> _Requirements_:
Take the lines from the beginning of the material through the line containing "fig = go.Figure()" and retype them exactly, leaving the pictures out.

> _Given information_:

§

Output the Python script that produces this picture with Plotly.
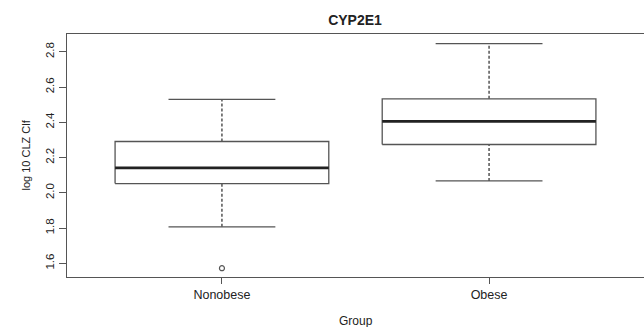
import plotly.graph_objects as go

# Data (log10 CLZ Cl/f)
groups = ["Nonobese", "Obese"]
positions = [1, 2]
lower_whisker = [1.807, 2.067]
q1 = [2.052, 2.274]
median = [2.141, 2.405]
q3 = [2.291, 2.533]
upper_whisker = [2.530, 2.846]
outlier_group = [1]
outlier_value = [1.572]

ytick_vals = [1.6, 1.8, 2.0, 2.2, 2.4, 2.6, 2.8]
ytick_text = ["1.6", "1.8", "2.0", "2.2", "2.4", "2.6", "2.8"]

LINE = "#3a3a3a"
BOX_HW = 0.4
CAP_HW = 0.2

fig = go.Figure()

for p, lw, a, m, b, uw in zip(positions, lower_whisker, q1, median, q3, upper_whisker):
    # whiskers (dashed)
    fig.add_trace(go.Scatter(x=[p, p], y=[b, uw], mode="lines",
                             line=dict(color=LINE, width=1.3, dash="3px,2px"),
                             showlegend=False, hoverinfo="skip"))
    fig.add_trace(go.Scatter(x=[p, p], y=[lw, a], mode="lines",
                             line=dict(color=LINE, width=1.3, dash="3px,2px"),
                             showlegend=False, hoverinfo="skip"))
    # caps
    fig.add_trace(go.Scatter(x=[p - CAP_HW, p + CAP_HW], y=[uw, uw], mode="lines",
                             line=dict(color="#555555", width=1.3),
                             showlegend=False, hoverinfo="skip"))
    fig.add_trace(go.Scatter(x=[p - CAP_HW, p + CAP_HW], y=[lw, lw], mode="lines",
                             line=dict(color="#555555", width=1.3),
                             showlegend=False, hoverinfo="skip"))
    # box
    fig.add_trace(go.Scatter(x=[p - BOX_HW, p + BOX_HW, p + BOX_HW, p - BOX_HW, p - BOX_HW],
                             y=[a, a, b, b, a], mode="lines",
                             line=dict(color="#555555", width=1.3),
                             showlegend=False, hoverinfo="skip"))
    # median
    fig.add_trace(go.Scatter(x=[p - BOX_HW, p + BOX_HW], y=[m, m], mode="lines",
                             line=dict(color="#222222", width=2.8),
                             showlegend=False, hoverinfo="skip"))

fig.add_trace(go.Scatter(x=outlier_group, y=outlier_value, mode="markers",
                         marker=dict(symbol="circle-open", size=5,
                                     color="#555555", line=dict(width=1.2)),
                         showlegend=False, hoverinfo="skip"))

FONT = "Liberation Sans, Arial, sans-serif"

fig.update_layout(
    width=644, height=327,
    margin=dict(l=67, r=0, t=34, b=50),
    paper_bgcolor="white", plot_bgcolor="white",
    font=dict(family=FONT, size=11, color="#222222"),
    title=dict(text="<b>CYP2E1</b>", x=355 / 644,
               xanchor="center", y=1 - 20 / 327, yanchor="middle", yref="container",
               font=dict(size=14, family=FONT, color="#222222")),
    xaxis=dict(range=[0.42, 2.58], tickvals=positions, ticktext=groups,
               showgrid=False, zeroline=False, showline=True, mirror=True,
               linecolor="#555555", linewidth=1.3, ticks="outside", ticklen=6,
               tickcolor="#555555", tickwidth=1.2, tickfont=dict(size=12.5)),
    yaxis=dict(range=[1.522, 2.901], tickvals=ytick_vals, ticktext=ytick_text,
               showgrid=False, zeroline=False, showline=True, mirror=False,
               linecolor="#555555", linewidth=1.3, ticks="outside", ticklen=7,
               tickcolor="#555555", tickwidth=1.2, tickangle=-90,
               tickfont=dict(size=11.5)),
    annotations=[
        dict(text="Group", xref="paper", yref="paper", x=0.5, y=0,
             yshift=-44, xanchor="center", yanchor="middle", showarrow=False,
             font=dict(size=12)),
        dict(text="log 10 CLZ Clf", xref="paper", yref="paper", x=0, y=0.5,
             xshift=-42, xanchor="center", yanchor="middle", showarrow=False,
             textangle=-90, font=dict(size=11)),
    ],
)

fig.write_html(
    "out.html",
    config={"displayModeBar": False},
    post_script="document.body.style.margin='0px';document.body.style.overflow='hidden';",
)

§

> _Output for this exercise_:
Output the Python script that produces this picture with Plotly.
import plotly.graph_objects as go

# Data (log10 CLZ Cl/f)
groups = ["Nonobese", "Obese"]
positions = [1, 2]
lower_whisker = [1.807, 2.067]
q1 = [2.052, 2.274]
median = [2.141, 2.405]
q3 = [2.291, 2.533]
upper_whisker = [2.530, 2.846]
outlier_group = [1]
outlier_value = [1.572]

ytick_vals = [1.6, 1.8, 2.0, 2.2, 2.4, 2.6, 2.8]
ytick_text = ["1.6", "1.8", "2.0", "2.2", "2.4", "2.6", "2.8"]

LINE = "#3a3a3a"
BOX_HW = 0.4
CAP_HW = 0.2

fig = go.Figure()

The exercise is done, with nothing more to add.